TASK TO CARRY OUT:
Copy every line that contains the string "with" from the entries below.

━━━━━━━━━━━━━━━━

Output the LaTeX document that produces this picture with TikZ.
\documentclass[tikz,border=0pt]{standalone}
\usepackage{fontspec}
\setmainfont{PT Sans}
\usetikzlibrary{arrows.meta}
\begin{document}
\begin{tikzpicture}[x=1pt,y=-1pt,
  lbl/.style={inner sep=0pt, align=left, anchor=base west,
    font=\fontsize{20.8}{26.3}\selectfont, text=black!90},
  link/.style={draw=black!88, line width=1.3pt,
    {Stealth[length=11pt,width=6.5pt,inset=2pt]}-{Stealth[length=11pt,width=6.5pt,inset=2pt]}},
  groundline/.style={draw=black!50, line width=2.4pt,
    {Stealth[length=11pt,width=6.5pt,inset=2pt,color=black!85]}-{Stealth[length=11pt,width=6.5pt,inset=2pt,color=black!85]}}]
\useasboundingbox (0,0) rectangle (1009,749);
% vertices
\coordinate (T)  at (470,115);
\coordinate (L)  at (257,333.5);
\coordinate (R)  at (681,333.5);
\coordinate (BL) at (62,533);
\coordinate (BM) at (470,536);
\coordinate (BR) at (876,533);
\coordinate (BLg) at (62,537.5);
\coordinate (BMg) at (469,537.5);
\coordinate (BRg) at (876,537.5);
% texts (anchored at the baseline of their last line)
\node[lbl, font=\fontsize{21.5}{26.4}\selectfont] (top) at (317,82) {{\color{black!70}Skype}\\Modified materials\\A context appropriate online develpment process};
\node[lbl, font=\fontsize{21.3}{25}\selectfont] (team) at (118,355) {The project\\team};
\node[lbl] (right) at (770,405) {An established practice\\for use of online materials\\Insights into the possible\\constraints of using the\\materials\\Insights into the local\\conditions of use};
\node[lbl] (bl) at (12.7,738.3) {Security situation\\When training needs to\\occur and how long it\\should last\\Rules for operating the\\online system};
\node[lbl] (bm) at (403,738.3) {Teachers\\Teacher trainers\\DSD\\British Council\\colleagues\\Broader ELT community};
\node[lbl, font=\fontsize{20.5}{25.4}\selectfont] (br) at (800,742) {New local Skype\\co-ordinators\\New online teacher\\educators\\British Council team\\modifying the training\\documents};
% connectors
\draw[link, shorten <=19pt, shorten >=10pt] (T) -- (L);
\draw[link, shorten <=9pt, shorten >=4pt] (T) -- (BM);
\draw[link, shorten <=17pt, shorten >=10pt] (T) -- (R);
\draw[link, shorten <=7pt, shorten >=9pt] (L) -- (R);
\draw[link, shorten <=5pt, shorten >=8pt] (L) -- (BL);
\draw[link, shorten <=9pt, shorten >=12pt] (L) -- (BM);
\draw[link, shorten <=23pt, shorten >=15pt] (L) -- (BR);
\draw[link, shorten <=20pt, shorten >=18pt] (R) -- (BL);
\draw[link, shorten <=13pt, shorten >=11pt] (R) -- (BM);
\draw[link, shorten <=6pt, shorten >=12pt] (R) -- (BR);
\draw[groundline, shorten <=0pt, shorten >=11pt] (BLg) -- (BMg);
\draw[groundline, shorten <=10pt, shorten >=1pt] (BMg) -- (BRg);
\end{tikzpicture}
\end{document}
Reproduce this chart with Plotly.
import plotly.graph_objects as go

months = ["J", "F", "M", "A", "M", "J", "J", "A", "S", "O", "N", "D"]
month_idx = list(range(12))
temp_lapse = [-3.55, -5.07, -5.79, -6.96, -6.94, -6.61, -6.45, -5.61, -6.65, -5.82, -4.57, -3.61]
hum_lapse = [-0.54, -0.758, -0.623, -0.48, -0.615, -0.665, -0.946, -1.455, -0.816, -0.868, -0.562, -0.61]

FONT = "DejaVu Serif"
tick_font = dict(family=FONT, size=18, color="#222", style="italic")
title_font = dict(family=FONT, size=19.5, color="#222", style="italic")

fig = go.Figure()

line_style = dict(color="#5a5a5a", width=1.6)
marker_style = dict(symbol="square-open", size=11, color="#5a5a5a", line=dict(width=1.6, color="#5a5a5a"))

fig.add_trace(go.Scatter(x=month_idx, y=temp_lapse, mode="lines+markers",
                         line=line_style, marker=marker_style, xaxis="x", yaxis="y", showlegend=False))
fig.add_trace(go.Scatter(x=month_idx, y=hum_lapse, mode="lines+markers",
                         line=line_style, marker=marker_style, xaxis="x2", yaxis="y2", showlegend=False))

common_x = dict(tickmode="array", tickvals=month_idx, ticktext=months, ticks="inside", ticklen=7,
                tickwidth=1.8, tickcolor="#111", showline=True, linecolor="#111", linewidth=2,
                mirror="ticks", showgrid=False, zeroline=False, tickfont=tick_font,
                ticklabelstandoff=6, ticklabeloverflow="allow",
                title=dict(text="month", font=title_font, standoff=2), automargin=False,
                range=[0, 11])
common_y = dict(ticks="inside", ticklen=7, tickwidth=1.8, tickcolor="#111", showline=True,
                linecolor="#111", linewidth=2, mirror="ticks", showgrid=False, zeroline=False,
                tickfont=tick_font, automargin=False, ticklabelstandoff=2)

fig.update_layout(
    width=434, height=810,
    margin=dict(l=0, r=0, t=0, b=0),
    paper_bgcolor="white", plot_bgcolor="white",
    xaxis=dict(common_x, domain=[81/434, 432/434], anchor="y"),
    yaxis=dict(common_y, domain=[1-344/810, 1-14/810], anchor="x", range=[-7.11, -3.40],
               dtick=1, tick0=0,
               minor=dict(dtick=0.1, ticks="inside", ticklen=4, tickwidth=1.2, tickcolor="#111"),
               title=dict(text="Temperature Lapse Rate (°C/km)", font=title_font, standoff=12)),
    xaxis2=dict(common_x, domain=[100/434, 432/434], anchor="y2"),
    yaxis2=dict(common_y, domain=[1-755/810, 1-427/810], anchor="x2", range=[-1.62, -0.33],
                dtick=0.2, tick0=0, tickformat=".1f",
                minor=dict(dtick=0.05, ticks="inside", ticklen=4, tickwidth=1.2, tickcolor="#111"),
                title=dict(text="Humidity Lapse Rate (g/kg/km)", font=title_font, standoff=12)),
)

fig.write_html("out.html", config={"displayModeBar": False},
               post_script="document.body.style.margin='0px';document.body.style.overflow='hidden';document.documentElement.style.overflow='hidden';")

━━━━━━━━━━━━━━━━

EXERCISE RESULT:
Output the LaTeX document that produces this picture with TikZ.
Reproduce this chart with Plotly.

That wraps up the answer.